In line with the Company’s variable dividend policy, the Board
has declared a Q2 dividend of $0.41 per common share. The record
date is September 9, 2024 and the dividend will be distributed to
DTC-registered shareholders on or around September 16, 2024, while
due to the implementation of the Central Securities Depositories
Regulation in Norway, the dividend will be distributed to Euronext
VPS-registered shareholders on or around September 20, 2024
Outlook
The LNG carrier charter market remains divided between the
highly variable spot market and the more stable time charter
market. With the spot market dominated by sub-lets and steam
turbine carriers, while more modern tonnage owned by independent
owners, such as CoolCo, prioritize term charters, where prevailing
rates remain within a narrower and materially higher range.
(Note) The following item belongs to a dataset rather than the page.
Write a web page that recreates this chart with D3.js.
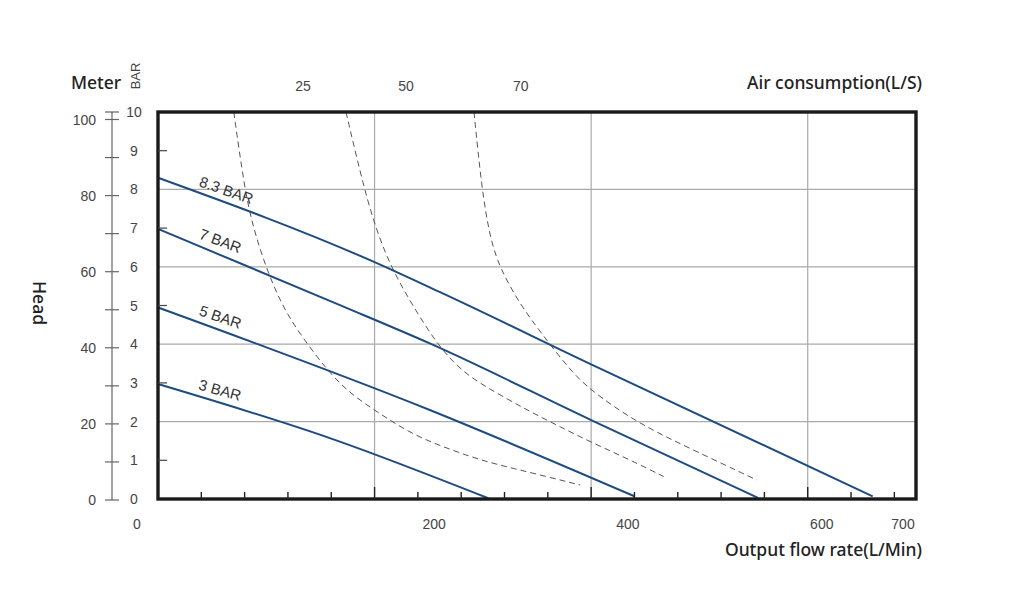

Long-term initial charters on legacy steam turbine vessels
continue to end, returning these vessels to a charter market that
increasingly favors more modern, fuel-efficient tonnage with
superior boil-off and environmental profiles. Representing
approximately 30% of the global LNG carrier fleet, these legacy
vessels face reduced utilization and future prospects, presenting
substantial potential for a combination of scrapping, conversion
into floating infrastructure, or redeployment into niche regional
trades.
In contrast to the volatility and uncertainties of the near-term
market, we believe longer-term sector prospects remain strongly
supported by the pipeline of new liquefaction projects that have
already reached Final Investment Decision (FID) and are set to
increase the total volume of LNG on the water by more than 50% in
the coming years. The sizable current newbuild orderbook consists
mainly of vessels secured on a long-term basis to transport these
new volumes, with a significant portion of that orderbook destined
for charterers who have traditionally been disinclined to maximize
vessel utilization through the out-charter/sub-let market. Coupled
with the departure of steam turbine ships from mainstream trades,
net fleet growth in the years ahead is expected to be well matched
and potentially outpaced by expected increased demand for modern
LNG carrier tonnage. With both an energy security focus and winter
market factors capable of absorbing even more tonnage beyond
underlying transportation demand, we anticipate that the multi-year
outlook remains highly favorable for independent owners of
high-quality modern vessels.
1 Net income for Q2 2024 includes a
mark-to market gain on interest rate swaps amounting to $4.1
million (Q1 2024: $11.3 million), of which $1.0 million was
unrealized gain (Q1 2024: $8.1 million).
2 Refer to 'Appendix A' - Non-GAAP
financial measures and definitions, for definitions of these
measures and a reconciliation to the nearest GAAP measure.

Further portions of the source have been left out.